William Lautour

Personal information
- Full name: William Francis Joseph Lautour
- Born: 21 August 1812 Marylebone, Middlesex, England
- Died: 11 November 1899 (aged 87) Hexton, Hertfordshire, England
- Nickname: William Francis Joseph Lautour Young
- Batting: Left-handed

Domestic team information
- 1849: Hampshire
- 1845–1847: Marylebone Cricket Club

Career statistics
| Competition | FC |
| Matches | 18 |
| Runs scored | 183 |
| Batting average | 6.31 |
| 100s/50s | –/– |
| Top score | 30* |
| Balls bowled | 56 |
| Wickets | 7 |
| Bowling average | 29.00 |
| 5 wickets in innings | – |
| 10 wickets in match | – |
| Best bowling | 3? |
| Catches/stumpings | 3/– |
- Source: ESPNcricinfo, 29 April 2010

= William Lautour =

English cricketer

William Francis Joseph Lautour (21 August 1812 - 11 November 1899) was an English cricketer. Lautour was a left-handed batsman.

Lautour made his debut for the left-handed cricket team against the Marylebone Cricket Club in 1838. In between making his debut for the Marylebone Cricket Club in 1845, he represented a number of teams in other matches. Lautour represented the West, the Gentlemen in the 1844 Gentlemen v Players match as well as playing for the Rest of England against Kent.

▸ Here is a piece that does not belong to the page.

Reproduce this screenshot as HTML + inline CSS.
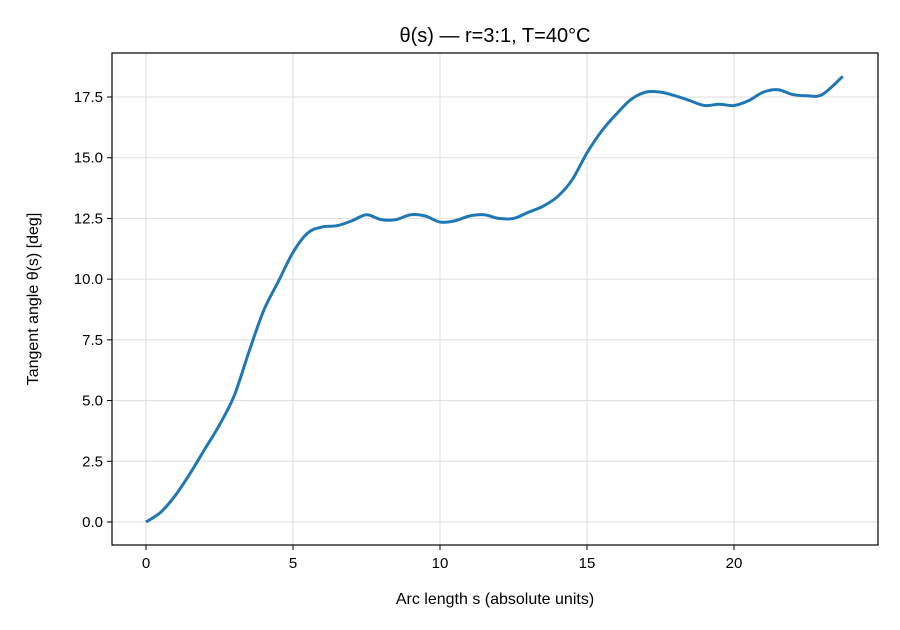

In 1845, he made his debut for the Marylebone Cricket Club against Hampshire. Overall he represented the club in 3 matches up to 1847. During this period he also played a number of non matches for Dorset.

In 1849, Lautour represented Hampshire in a single match against an All England Eleven. In the same year he played his final match for Gentlemen of England against the Gentlemen of Kent.

Lautour died on 11 November 1899 at Hexton, Hertfordshire.